With the laid-back style that has become his trademark, DeGraw says he expected to be in the bottom two this week. After all, he's been there twice already, and couldn't believe that he had somehow earned enough votes to escape last week.

But this week he saw it coming, and decided to welcome it with open arms. "I love the bottom two," says DeGraw, who is partnered with reigning champion Karina Smirnoff. "It's a special place, and a place that very few people get to experience repeatedly. People are creatures of habit, so us being in the bottom two is like going back home."

So he took a hard look at the new rules this season that introduced the Dance Duel for the bottom two and decided he wanted to give the producers — and the judges — a run for their money.
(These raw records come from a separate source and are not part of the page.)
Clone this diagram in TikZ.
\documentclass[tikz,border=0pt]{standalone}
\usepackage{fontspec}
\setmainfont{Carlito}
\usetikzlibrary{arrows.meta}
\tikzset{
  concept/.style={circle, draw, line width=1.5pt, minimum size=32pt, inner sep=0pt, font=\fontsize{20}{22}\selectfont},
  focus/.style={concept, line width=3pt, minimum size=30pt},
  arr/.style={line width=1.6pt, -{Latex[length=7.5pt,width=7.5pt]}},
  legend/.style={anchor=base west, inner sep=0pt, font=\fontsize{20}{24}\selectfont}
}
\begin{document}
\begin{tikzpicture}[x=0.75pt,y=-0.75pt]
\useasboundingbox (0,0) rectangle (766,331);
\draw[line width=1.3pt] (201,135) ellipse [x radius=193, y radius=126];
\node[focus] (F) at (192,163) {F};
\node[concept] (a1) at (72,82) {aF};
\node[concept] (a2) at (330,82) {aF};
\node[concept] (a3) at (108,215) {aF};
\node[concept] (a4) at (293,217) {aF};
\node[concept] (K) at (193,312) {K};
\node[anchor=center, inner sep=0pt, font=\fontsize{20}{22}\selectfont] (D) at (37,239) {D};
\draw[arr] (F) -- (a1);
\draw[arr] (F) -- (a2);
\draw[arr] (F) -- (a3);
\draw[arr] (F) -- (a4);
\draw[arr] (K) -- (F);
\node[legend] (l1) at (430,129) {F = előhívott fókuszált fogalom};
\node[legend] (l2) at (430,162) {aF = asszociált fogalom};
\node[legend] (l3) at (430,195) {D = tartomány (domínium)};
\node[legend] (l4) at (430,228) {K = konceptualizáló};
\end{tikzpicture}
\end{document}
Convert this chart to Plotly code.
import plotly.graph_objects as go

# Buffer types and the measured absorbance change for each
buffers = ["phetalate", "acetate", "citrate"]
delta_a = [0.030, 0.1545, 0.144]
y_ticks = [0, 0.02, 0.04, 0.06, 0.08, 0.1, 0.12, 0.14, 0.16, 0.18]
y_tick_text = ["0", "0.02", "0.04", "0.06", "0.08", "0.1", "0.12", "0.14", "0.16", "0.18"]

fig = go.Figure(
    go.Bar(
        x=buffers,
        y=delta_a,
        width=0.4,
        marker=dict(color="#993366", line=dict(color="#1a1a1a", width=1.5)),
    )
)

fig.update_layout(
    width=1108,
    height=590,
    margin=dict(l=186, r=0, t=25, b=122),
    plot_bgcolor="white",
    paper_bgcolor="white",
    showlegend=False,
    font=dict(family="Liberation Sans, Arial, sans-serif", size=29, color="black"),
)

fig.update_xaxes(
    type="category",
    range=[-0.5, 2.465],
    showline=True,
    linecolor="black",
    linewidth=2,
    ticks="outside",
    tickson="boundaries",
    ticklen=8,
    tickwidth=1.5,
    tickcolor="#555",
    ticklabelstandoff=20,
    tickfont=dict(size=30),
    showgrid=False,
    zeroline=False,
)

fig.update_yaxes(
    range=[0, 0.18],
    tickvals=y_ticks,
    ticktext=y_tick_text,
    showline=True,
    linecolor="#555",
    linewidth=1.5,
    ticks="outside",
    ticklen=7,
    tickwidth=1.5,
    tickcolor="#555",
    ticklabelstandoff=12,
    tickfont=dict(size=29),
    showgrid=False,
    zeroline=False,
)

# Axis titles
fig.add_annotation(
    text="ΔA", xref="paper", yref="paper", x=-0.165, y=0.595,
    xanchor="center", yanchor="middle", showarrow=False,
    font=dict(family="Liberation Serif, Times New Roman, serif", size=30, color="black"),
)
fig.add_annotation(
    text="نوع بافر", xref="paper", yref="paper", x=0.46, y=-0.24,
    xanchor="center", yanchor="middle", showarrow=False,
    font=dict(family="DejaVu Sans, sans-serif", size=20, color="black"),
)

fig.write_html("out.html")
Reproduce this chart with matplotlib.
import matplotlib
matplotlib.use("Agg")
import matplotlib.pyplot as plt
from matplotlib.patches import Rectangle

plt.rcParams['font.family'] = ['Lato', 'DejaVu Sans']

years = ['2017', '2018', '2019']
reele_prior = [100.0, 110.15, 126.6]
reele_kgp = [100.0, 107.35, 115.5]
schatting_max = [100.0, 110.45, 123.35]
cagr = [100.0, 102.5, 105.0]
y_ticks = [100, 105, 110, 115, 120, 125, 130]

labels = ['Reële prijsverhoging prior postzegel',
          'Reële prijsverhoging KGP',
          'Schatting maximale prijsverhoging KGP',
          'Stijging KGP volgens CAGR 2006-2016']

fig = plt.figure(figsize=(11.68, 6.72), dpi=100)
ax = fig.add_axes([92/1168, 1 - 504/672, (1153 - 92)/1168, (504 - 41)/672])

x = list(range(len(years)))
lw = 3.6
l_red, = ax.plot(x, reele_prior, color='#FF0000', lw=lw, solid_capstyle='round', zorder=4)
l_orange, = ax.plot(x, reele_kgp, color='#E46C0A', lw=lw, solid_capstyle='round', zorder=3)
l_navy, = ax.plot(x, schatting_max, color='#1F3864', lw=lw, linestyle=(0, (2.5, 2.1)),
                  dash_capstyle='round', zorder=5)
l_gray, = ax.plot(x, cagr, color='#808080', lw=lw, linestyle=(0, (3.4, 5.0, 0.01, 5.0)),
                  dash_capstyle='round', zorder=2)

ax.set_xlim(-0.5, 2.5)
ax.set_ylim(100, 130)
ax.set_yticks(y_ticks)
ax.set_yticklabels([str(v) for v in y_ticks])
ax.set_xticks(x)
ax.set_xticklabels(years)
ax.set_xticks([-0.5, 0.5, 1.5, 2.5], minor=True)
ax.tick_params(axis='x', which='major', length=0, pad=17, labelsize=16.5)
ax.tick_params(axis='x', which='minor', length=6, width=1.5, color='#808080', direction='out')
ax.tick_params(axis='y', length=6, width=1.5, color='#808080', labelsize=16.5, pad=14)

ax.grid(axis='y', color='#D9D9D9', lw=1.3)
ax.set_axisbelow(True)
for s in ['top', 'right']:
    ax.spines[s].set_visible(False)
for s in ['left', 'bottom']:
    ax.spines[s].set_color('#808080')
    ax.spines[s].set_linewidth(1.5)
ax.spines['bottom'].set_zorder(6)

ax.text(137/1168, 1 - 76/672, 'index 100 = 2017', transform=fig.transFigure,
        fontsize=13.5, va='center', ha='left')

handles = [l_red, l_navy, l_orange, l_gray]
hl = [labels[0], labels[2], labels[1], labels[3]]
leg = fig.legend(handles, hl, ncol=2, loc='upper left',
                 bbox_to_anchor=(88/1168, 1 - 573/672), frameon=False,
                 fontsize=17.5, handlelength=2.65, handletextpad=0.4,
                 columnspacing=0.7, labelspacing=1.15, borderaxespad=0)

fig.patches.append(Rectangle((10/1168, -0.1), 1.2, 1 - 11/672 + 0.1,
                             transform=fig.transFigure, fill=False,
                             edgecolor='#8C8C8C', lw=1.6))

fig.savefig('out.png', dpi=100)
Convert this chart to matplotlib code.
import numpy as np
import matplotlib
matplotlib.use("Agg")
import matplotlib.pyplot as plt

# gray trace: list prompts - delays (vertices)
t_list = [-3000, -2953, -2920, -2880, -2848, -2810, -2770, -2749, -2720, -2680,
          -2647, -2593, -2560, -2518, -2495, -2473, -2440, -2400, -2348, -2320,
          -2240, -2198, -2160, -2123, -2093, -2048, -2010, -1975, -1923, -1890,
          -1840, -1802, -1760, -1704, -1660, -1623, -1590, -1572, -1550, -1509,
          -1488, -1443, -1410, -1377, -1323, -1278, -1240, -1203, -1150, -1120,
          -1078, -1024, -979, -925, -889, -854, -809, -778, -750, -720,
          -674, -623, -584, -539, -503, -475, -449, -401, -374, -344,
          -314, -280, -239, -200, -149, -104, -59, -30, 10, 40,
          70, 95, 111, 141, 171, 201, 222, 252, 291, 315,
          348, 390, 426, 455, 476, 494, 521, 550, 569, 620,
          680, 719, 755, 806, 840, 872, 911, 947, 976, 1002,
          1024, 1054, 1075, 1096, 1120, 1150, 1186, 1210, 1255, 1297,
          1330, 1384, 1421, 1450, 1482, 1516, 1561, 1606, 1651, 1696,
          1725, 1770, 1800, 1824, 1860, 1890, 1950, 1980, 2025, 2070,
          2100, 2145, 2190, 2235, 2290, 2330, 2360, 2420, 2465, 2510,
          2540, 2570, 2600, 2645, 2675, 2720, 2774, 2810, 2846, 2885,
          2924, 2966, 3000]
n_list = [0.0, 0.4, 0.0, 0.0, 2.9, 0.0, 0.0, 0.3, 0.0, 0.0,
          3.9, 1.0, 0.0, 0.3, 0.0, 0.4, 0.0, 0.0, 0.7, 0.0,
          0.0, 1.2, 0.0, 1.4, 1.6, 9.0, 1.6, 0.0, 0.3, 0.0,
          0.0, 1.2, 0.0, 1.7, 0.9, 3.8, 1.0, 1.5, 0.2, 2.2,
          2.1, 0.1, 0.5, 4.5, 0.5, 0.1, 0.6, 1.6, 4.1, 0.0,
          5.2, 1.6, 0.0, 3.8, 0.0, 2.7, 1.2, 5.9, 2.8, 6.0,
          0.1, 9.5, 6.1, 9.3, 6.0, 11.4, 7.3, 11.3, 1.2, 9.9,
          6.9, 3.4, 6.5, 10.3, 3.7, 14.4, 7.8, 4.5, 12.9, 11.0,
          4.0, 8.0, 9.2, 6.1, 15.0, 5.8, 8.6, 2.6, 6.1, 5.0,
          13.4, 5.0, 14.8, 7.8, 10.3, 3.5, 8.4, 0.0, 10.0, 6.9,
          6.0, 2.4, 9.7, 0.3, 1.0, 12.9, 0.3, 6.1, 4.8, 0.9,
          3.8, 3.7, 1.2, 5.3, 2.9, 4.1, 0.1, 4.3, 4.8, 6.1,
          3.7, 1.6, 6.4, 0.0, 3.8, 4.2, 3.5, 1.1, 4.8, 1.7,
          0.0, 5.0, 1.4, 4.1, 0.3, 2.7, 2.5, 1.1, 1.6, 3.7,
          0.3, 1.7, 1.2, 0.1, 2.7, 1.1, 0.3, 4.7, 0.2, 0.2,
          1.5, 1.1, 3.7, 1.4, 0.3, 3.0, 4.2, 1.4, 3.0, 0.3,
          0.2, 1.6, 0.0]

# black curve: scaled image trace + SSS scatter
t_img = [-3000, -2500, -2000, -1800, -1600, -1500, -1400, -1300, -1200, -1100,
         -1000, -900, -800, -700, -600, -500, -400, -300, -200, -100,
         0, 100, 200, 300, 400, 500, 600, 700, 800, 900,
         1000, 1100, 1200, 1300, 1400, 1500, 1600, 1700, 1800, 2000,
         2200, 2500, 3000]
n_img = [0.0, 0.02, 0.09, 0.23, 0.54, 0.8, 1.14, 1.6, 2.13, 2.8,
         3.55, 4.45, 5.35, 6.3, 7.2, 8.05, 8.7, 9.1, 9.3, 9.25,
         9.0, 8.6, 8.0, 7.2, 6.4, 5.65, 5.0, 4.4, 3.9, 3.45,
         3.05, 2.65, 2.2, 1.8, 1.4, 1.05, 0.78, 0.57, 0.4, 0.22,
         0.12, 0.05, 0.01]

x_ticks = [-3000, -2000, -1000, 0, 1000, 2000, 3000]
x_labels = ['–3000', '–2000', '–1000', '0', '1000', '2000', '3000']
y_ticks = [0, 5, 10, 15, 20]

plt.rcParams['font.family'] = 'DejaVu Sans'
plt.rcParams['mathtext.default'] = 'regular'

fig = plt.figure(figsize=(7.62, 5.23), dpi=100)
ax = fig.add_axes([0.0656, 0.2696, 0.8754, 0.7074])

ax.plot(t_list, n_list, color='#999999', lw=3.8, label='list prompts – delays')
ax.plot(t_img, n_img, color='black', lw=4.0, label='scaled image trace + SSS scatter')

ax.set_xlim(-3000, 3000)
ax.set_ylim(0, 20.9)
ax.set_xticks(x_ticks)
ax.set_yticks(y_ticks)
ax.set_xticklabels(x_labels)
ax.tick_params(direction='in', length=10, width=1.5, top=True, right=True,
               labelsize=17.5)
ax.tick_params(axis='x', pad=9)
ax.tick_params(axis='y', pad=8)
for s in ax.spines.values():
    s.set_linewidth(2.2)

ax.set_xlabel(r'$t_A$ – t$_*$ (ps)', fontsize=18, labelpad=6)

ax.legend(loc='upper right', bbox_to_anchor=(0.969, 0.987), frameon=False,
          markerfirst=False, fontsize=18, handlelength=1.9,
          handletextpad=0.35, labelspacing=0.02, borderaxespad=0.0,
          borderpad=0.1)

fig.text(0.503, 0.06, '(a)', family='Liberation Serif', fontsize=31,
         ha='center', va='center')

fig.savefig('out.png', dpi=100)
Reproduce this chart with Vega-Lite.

He wanted to dazzle them with his 11th-hour cha cha. "My strategy as a battlefield general was to not worry about our primary dance and spend the whole week working on what would be our dance-off," he says. "But Karina didn't like that strategy."

"I actually did like it," says Smirnoff, "but we never had the time to do it, because we still needed to do some sort of an original [samba] dance."

"No, we didn't," argues DeGraw. "We could've gone out there, given each other a couple of high fives, just stand there for a minute and a half and say, 'See you guys at the "duel."' And then come out and just kill it."

There is an unspoken rule in reality show competitions — whether it be Survivor or Celebrity Apprentice — that in order to win, you don't play the game, you play the show. DeGraw didn't beat Dancing at its own game — but somebody else might.